The response of APC, the ruling party, was much more restrained and dignified, in comparison. A statement by National Publicity Secretary, Bolaji Abdullahi, said: “As a father of the nation, we understand that the former president would feel obliged to intervene if certain things are not being done or are not being done in a particular way. However, we believe that such interventions should be for the sole purpose of improving the system and encouraging the relevant institutions to work harder in improving certain situations.

“It is for this reason that we disagree with the former president in what appears like a wholesale dismissal of the entire political system in the country. We acknowledge our challenges as a new political party, even as we believe that APC remains the best option at this time for all Nigerians who are genuinely committed to the progress and development of the country.”
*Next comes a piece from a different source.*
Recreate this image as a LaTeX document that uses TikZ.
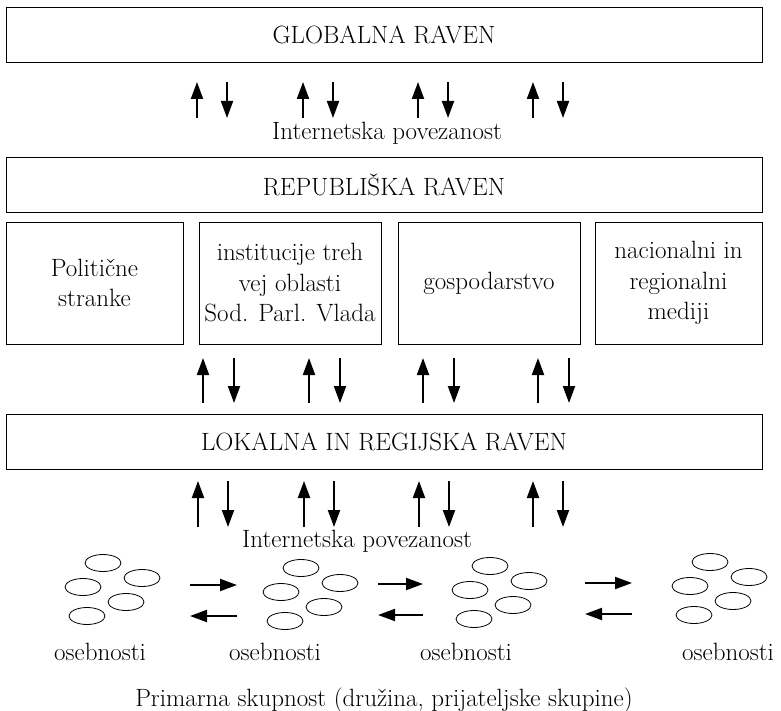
\documentclass[tikz,border=0pt]{standalone}
\usetikzlibrary{arrows.meta,positioning}
\newcommand{\bigfont}{\fontsize{25}{30.5}\selectfont}
\tikzset{
  level/.style={draw,rectangle,line width=0.9pt,minimum width=756pt,minimum height=55pt,inner sep=0pt,font=\bigfont},
  unit/.style={draw,rectangle,line width=0.9pt,minimum height=122pt,inner sep=0pt,align=center,font=\bigfont},
  txt/.style={inner sep=0pt,font=\bigfont},
  flow/.style={-{Triangle[length=17pt,width=12pt]},line width=2pt},
  crowd/.pic={
    \foreach \dx/\dy in {-9/-27,-29/-3,30/-12,14/12,-25/26}
      \draw[line width=0.8pt] (\dx,\dy) ellipse [x radius=18pt,y radius=8.5pt];
  }
}
\begin{document}
\begin{tikzpicture}[x=1pt,y=-1pt]
  \useasboundingbox (0,0) rectangle (781,711);
  % levels
  \node[level] (glob) at (384,35) {GLOBALNA RAVEN};
  \node[txt] (net1) at (387,133) {Internetska povezanost};
  \node[level] (rep) at (384,184.5) {REPUBLIŠKA RAVEN};
  \node[unit,minimum width=177pt] (pol) at (94.5,283) {Politične\\stranke};
  \node[unit,minimum width=182pt] (inst) at (290,283) {institucije treh\\vej oblasti\\Sod. Parl. Vlada};
  \node[unit,minimum width=182pt] (gosp) at (489,283) {gospodarstvo};
  \node[unit,minimum width=167pt] (med) at (678.5,283) {nacionalni in\\regionalni\\mediji};
  \node[level] (lok) at (384,442) {LOKALNA IN REGIJSKA RAVEN};
  \node[txt] (net2) at (357,541) {Internetska povezanost};
  % vertical links
  \foreach \x in {197,303,418,533} {
    \draw[flow] (\x,118) -- (\x,82);
    \draw[flow] (\x+30,82) -- (\x+30,118);
  }
  \foreach \x in {203,309,423,538} {
    \draw[flow] (\x,403) -- (\x,358);
    \draw[flow] (\x+31,358) -- (\x+31,403);
  }
  \foreach \x in {198,304,419,533} {
    \draw[flow] (\x,527) -- (\x,481);
    \draw[flow] (\x+30,481) -- (\x+30,527);
  }
  % primary groups
  \pic (g1) at (112,590) {crowd};
  \pic (g2) at (310,595) {crowd};
  \pic (g3) at (499,593) {crowd};
  \pic (g4) at (719,589) {crowd};
  \node[txt] (os1) at (100,652) {osebnosti};
  \node[txt] (os2) at (275,652) {osebnosti};
  \node[txt] (os3) at (466,652) {osebnosti};
  \node[txt] (os4) at (728,652) {osebnosti};
  \foreach \a/\b/\y in {190/237/585,378/423/584,585/632/583} {
    \draw[flow] (\a,\y) -- (\b,\y);
    \draw[flow] (\b,\y+31) -- (\a,\y+31);
  }
  \node[txt] (prim) at (384,700) {Primarna skupnost (družina, prijateljske skupine)};
\end{tikzpicture}
\end{document}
The opposition PDP, on its own part, has not taken an official position yet, either for or against. But it is easy to tell which side of the political fence the party will climb down on. It will certainly try to make much political capital from the APC’s present discomfiture.
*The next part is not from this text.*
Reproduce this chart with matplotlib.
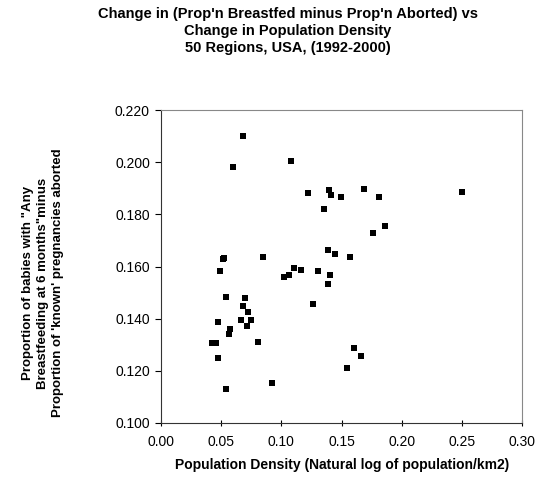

Two questions must be answered first to decide whether Obasanjo was right to dismiss Buhari as a failure. First, is he entitled to an opinion on the way in which Nigeria is being run? Yes, he is. Citizenship gives him a constitutional right to free speech. His position as a former president gives him a respectable voice. Second, does he have the moral high ground? Certainly no. We all know that Obasanjo’s 8- year tenure was one mirred in a massive heap of corruption allegations.
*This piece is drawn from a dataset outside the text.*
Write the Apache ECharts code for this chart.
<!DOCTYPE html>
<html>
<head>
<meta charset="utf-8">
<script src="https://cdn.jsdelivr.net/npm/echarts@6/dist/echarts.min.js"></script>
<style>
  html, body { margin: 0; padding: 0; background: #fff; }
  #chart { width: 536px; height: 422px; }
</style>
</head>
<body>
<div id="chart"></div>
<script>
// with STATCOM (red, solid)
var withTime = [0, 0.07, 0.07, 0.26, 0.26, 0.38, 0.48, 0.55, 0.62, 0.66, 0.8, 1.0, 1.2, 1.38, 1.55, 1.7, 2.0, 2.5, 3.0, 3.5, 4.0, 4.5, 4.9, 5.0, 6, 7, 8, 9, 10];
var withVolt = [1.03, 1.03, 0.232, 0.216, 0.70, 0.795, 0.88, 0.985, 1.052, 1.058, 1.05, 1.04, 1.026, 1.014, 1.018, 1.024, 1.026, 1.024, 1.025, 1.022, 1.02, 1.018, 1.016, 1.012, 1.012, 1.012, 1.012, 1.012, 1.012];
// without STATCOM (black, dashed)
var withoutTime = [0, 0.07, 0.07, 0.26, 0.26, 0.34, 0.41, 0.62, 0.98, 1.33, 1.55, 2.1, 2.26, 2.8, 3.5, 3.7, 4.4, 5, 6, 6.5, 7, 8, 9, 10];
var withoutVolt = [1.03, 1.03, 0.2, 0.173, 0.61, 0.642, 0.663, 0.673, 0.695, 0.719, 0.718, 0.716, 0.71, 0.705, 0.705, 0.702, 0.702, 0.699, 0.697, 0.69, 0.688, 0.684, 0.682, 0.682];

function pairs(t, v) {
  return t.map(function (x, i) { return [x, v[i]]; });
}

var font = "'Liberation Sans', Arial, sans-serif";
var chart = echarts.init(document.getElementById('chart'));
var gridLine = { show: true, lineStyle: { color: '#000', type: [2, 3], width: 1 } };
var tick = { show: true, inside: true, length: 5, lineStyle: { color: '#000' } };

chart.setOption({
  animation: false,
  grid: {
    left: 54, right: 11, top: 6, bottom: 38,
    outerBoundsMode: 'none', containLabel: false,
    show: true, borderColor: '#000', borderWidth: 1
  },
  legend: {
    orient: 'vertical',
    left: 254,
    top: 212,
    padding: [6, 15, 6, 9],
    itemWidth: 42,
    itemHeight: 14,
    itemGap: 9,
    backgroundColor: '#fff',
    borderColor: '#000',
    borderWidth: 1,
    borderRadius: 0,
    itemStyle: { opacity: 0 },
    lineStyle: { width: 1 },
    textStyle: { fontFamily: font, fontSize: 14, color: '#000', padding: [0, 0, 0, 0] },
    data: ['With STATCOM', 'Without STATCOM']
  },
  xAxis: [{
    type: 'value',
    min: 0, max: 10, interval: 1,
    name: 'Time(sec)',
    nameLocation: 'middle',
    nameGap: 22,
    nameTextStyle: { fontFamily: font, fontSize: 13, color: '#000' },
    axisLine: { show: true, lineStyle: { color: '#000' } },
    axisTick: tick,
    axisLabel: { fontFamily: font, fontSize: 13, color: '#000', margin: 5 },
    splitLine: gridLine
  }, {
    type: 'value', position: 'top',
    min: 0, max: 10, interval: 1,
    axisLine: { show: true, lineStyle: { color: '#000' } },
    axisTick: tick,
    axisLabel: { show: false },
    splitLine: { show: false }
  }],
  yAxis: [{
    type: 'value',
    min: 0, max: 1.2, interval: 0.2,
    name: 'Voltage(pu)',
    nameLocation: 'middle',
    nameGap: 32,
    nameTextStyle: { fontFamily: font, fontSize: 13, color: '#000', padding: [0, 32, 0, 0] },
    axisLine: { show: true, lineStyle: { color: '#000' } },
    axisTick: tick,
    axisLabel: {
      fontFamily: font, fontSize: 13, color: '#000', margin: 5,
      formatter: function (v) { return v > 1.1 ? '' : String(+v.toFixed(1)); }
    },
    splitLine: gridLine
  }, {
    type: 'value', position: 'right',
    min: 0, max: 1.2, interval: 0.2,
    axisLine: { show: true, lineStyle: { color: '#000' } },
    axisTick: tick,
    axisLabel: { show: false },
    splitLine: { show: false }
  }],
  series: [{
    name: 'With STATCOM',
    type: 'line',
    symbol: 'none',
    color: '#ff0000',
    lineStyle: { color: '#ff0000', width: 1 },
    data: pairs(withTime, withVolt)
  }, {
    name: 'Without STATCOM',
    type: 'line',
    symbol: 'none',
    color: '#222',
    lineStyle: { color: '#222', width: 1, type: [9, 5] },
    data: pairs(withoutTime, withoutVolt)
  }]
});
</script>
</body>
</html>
Recall the infamous $16 bn power project scandal that the National Assembly started to investigate but could not finish. Then there followed the Halliburton and Siemens bribery scams. All these happened under his presidency. Not to be forgotten is Obasanjo’s attempt to join the diminishing rank of life presidents in Africa. His term elongation bid was nipped in the bud, luckily. Again, Obasanjo has gained notoriety for complaining publicly against all his successsors. This is someone who does not want to come to terms with the reality of his position as an ex-president. He is not the one in power now. This is a fact.

Does this mean we should throw the baby away with the bath water? Or dismiss the messenger and the message? Surely, no. We think the right attitude is what APC has adopted. “…we cannot afford to react to public criticism with any form of emotionalism. We are the ruling party. We must take responsibility. Take valuable lessons on board and continue to improve.”